Yeah, states have agendas. Big media groups tend to have interests/friends that aren't totally obvious. Mass media is probably skewed on their commentary as a result.
But, we seem to be extending this warp field as an instant invalidation of all views counter to our own. Something we don't like? Obv ;fake news' and 'propaganda'. It's making lots of silos.
Those with different views are no longer tolerable. Instead of sitting down and listening to someone with a different take, we (generally as humans, I mean) seem to be increasingly looking for ways to invalidate and cheapen them to avoid having to be challenged.
"You think that drugs should be legalised and want to have a serious conversation at a national level about changing our strategy which has clearly failed? Dope head! You must be one of those pink floyd people"
"You're pro-immigration and I'm pro-isolation? Well you're clearly a lefty socialist guardian reading oolong drinker!"
"You're a business owner with serious concerns about the economic consequences of brexit? Remoaner scum!"
This goes both ways than those right/left examples above -- I do it too. I really think we're getting to the point where we can barely even discuss things any more though, we're so divided and unwilling to even listen to each other it's scary.
Yeah, someone might have an agenda. If someone says to you "obamacare gave millions of people health insurance, why do you want to remove it?" and nine times out of ten this discussion ends with nothing achieved other than discussing the motivation of the origional poster, rather instead of discussing the actual issue: don't you think we've lost something?
When did we stop respecting the right of our fellows to have a different opinion, and when did our petty insults of his motivations become more important to us than his points?
One of Churchill's nice ones: "A fanatic is one who can't change his mind and won't change the subject" and we all seem to be getting fanatical...
I responded to this without seeing the full context of your posts. It appears that the crux of your position is that dispute of Russian responsibility for Shadow Brokers is likely propaganda, and jwtadvice is advancing that position.
I think that the preponderance of the evidence suggests that the Shadow Brokers are Russian-aligned if not actual Russian agents. That doesn't mean that public criticism of this is propaganda.
A reasonable person could be unconvinced about this conclusion because almost no evidence has been revealed about the SB dump. Even U.S. officials haven't confirmed definitively [1] that the SB are Russian agents, though they say SB probably are.
Please note that jwtadvice didn't dispute that the Guccifer 2.0 actor was a Russia-aligned actor.
> That doesn't mean that public criticism of this is propaganda.

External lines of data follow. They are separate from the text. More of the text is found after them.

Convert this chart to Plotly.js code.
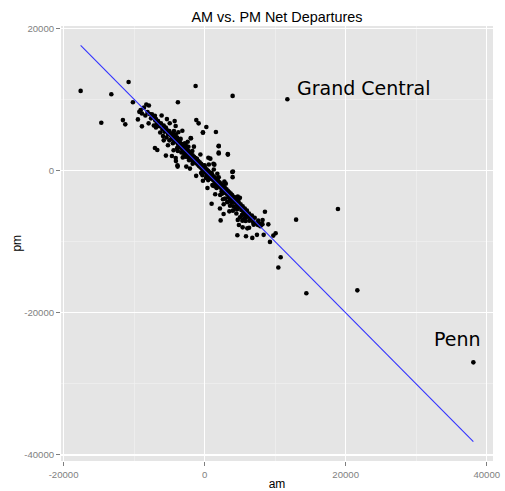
<!DOCTYPE html>
<html>
<head>
<meta charset="utf-8">
<script src="https://cdn.plot.ly/plotly-3.0.1.min.js"></script>
<style>html,body{margin:0;padding:0;background:#fff;}#chart{width:505px;height:491px;}</style>
</head>
<body>
<div id="chart"></div>
<script>
// Station net departures (AM, PM)
const am = [
-17580,-13230,-10780,-1280,3970,11730,-14650,-11590,-11250,-10170,-3790,-8270,-7900,-9080,-9260,-8890,-7470,-7050,-9460,-8890,
-7940,-5350,-4250,-4110,-1180,-850,240,-240,1600,-3160,-3730,-1940,-7050,-6710,-5490,-4640,-3830,-4070,-2080,-1520,
-1740,1990,1990,3300,810,1380,4010,3970,-240,990,2270,2690,2170,4640,5860,6760,7420,8370,8550,8220,
9030,9740,10070,9260,10780,10450,12970,18900,21650,14420,38100,6950,7560,7840,5390,6050,4860,5350,5810,6340,
5010,5810,
-8600,-8100,-8400,-7800,-7600,-7300,-7000,-6800,-6600,-6400,-6900,-6200,-6000,-5800,-5700,-5500,-5300,-5200,-5000,-6300,-7200,-5900,-5400,
-4800,-4700,-4600,-4400,-4300,-4200,-4000,-3900,-3800,-3700,-3600,-3500,-3400,-3300,-3200,-3100,-3000,-2900,-2800,-2700,
-2600,-2500,-2400,-2300,-2200,-2100,-2000,-1900,-1800,-1700,-1600,-1500,-1400,-1300,-1200,-1100,-1000,-4500,-3900,-3300,
-2700,-2200,-1700,-4100,-3400,-2800,-2300,-5000,
-900,-800,-700,-600,-500,-400,-300,-200,-100,0,100,200,300,400,500,600,700,800,900,1000,
1100,1200,1300,1400,1500,1600,1700,1800,1900,2000,2100,2200,2300,2400,2500,2600,2700,2800,2900,3000,
3100,3200,3300,3400,3500,3600,3700,3800,3900,4000,-500,0,500,1000,1500,2000,2500,3000,3500,200,
1200,2200,2800,-300,600,1300,1800,3200,2600,
4200,4300,4500,4600,4800,4900,5100,5200,5400,5500,5700,5800,6000,6100,6300,6500,6700,6900,7100,7300,
7600,7900,8200,4400,4700,5300,3600,4000,4500,3800,5000,
-1980,-240,2000,2000,3280,530,1250,3920,-3850,-4100,-3800,-2900,-2330,-1650,-4950,-6100,
-6900,-5600,-4350,-2600,-1100,300,1100,2900,4100,5600,6900,8000,-1350,-550,700,1700,2400,3400,4600,5900,
-5200,-2400,-600,-2600,-1200,400,1500,2700,3500,4700,6300,-4400,-3100,-5800
];
const pm = [
11260,10800,12520,11960,10560,10090,6770,7150,6550,9670,9670,9350,9210,8550,8310,8090,7950,7750,7250,6270,
6690,7290,7010,6310,7150,6690,6170,5430,5470,5650,5430,4580,3220,2940,2150,2100,600,1400,320,3410,
2800,3460,2570,2290,1720,880,-100,-880,-1400,-4630,-6970,-6070,-5290,-9070,-9210,-9440,-9010,-9010,-5750,-6910,
-7530,-9110,-8790,-10000,-12160,-13600,-6870,-5370,-16820,-17240,-26960,-7570,-7610,-7430,-7950,-8090,-7610,-7010,-7050,-7010,
-6550,-6310,
8900,8300,7800,8000,7400,7700,7100,6600,7000,6300,6100,6700,5900,6400,5500,6100,5700,5200,5600,5400,6400,4900,4700,
5000,4500,5300,4800,4200,4600,4100,4700,3800,4300,3500,4000,3300,3800,3100,3600,2900,3400,2700,3200,
2500,3000,2300,2800,2100,2600,1900,2400,1700,2200,1500,2000,1300,1800,1100,1600,900,3900,3200,2600,
2000,1500,1000,5100,4500,3900,3400,4300,
1400,700,1200,500,1000,300,800,100,600,-100,400,-300,200,-500,0,-700,-200,-900,-400,-1100,
-600,-1300,-800,-1500,-1000,-1700,-1200,-1900,-1400,-2100,-1600,-2300,-1800,-2500,-2000,-2700,-2200,-2900,-2400,-3100,
-2600,-3300,-2800,-3500,-3000,-3700,-3200,-3900,-3400,-4100,-300,800,-1300,-300,-2200,-900,-3200,-1800,-4200,-1000,
-2100,-3400,-1500,-600,900,200,-400,-4400,-4000,
-3700,-4400,-4000,-4800,-4300,-5100,-4700,-5500,-5000,-5800,-5300,-6100,-5600,-6400,-6000,-6700,-6300,-7100,-6600,-7400,
-7000,-7800,-7500,-5300,-3600,-6200,-4900,-5600,-6000,-4500,-3800,
4640,5360,3520,2450,2360,1840,1010,-160,800,1800,2800,2400,1900,1250,6700,7800,
7300,5900,5600,3500,1700,-800,-2000,-3900,-5000,-6700,-7300,-7600,1800,900,-1100,-2400,-2900,-3700,-5400,-6500,
3600,4100,2300,600,-700,-2400,-3300,-4700,-5700,-6900,-8000,2900,1900,4300
];
// Fitted regression line endpoints
const fitAm = [-17580, 38100];
const fitPm = [17660, -38120];
// Labels
const labelText = ["Grand Central", "Penn"];
const labelAm = [22550, 35800];
const labelPm = [11640, -23700];
const xTicks = [-20000, 0, 20000, 40000];
const yTicks = [20000, 0, -20000, -40000];

const traces = [
  {x: am, y: pm, type: 'scatter', mode: 'markers',
   marker: {color: '#000000', size: 4.6, line: {width: 0}}, hoverinfo: 'skip'},
  {x: fitAm, y: fitPm, type: 'scatter', mode: 'lines',
   line: {color: '#3333FF', width: 1.1}, hoverinfo: 'skip'}
];

const axisCommon = {
  showline: false, zeroline: false,
  showgrid: true, gridcolor: '#FFFFFF', gridwidth: 1.1,
  ticks: 'outside', ticklen: 4, tickcolor: '#7F7F7F', tickwidth: 1,
  tickfont: {family: 'Liberation Sans, Arial, sans-serif', size: 9.6, color: '#7F7F7F'},
  tickmode: 'array'
};

const annots = labelText.map((t, i) => ({
  x: labelAm[i], y: labelPm[i], xref: 'x', yref: 'y', text: t, showarrow: false,
  xanchor: 'center', yanchor: 'middle',
  font: {family: 'DejaVu Sans, sans-serif', size: 19, color: '#000000'}
}));
annots.push({
  x: -0.104, y: 0.5, xref: 'paper', yref: 'paper', text: 'pm', textangle: -90, showarrow: false,
  xanchor: 'center', yanchor: 'middle',
  font: {family: 'Liberation Sans, Arial, sans-serif', size: 12, color: '#000000'}
});

const layout = {
  width: 505, height: 491,
  margin: {l: 61, r: 12, t: 26, b: 30},
  paper_bgcolor: '#FFFFFF', plot_bgcolor: '#E5E5E5',
  showlegend: false,
  title: {text: 'AM vs. PM Net Departures', x: 0.5, xref: 'paper', xanchor: 'center',
          y: 0.965, yref: 'container', yanchor: 'middle',
          font: {family: 'Liberation Sans, Arial, sans-serif', size: 14.4, color: '#000000'}},
  xaxis: Object.assign({}, axisCommon, {
    range: [-20364, 40884], tickvals: xTicks, ticktext: xTicks.map(String),
    minor: {tick0: -10000, dtick: 20000, showgrid: true, gridcolor: '#F2F2F2', gridwidth: 0.6},
    title: {text: 'am', standoff: 2, font: {family: 'Liberation Sans, Arial, sans-serif', size: 12, color: '#000000'}}
  }),
  yaxis: Object.assign({}, axisCommon, {
    range: [-40850, 20400], tickvals: yTicks, ticktext: yTicks.map(String),
    minor: {tick0: -30000, dtick: 20000, showgrid: true, gridcolor: '#F2F2F2', gridwidth: 0.6}
  }),
  annotations: annots
};

Plotly.newPlot('chart', traces, layout, {staticPlot: true, displayModeBar: false});
</script>
</body>
</html>
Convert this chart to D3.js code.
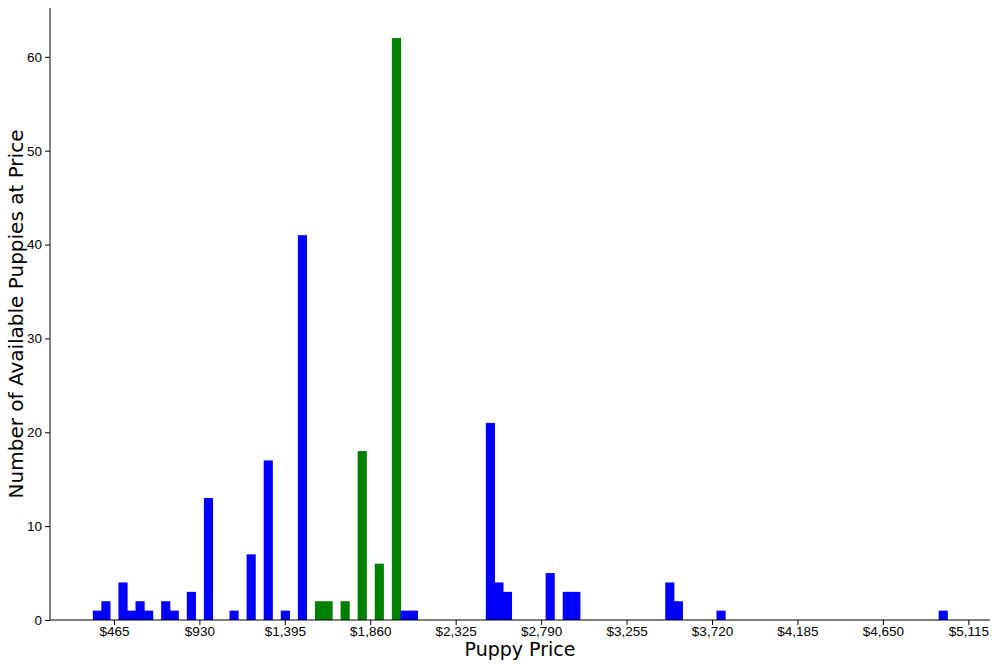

I completely agree. The problem is, and my point was, how does one distinguish a reasonable person speaking in good faith from propaganda, which by its nature is intended to appear as a reasonable person speaking in good faith - and which most often is spread not directly by propagandists but by reasonable people who trust the good faith of the propagandist?
Anyway, I think we talked about it plenty above; I just thought your well-made points deserved a response here.
Here's how I look at it: What knowledge did it add? By knowledge, I mean something substantiated and serious; claims and allegations are not knowledge.
"President X did nothing to stop the advance of Y" is a claim. "President X said the following about their policy on Y; as you can see, it's a relatively passive position: '...' [from http://...]" is substantiated knowledge (and admittedly, much on HN isn't substantiated).
(I don't mean to be the arbiter of or set rules for validity and knowledge; I'm just trying to give a rough idea of the distinction I'm trying to make.)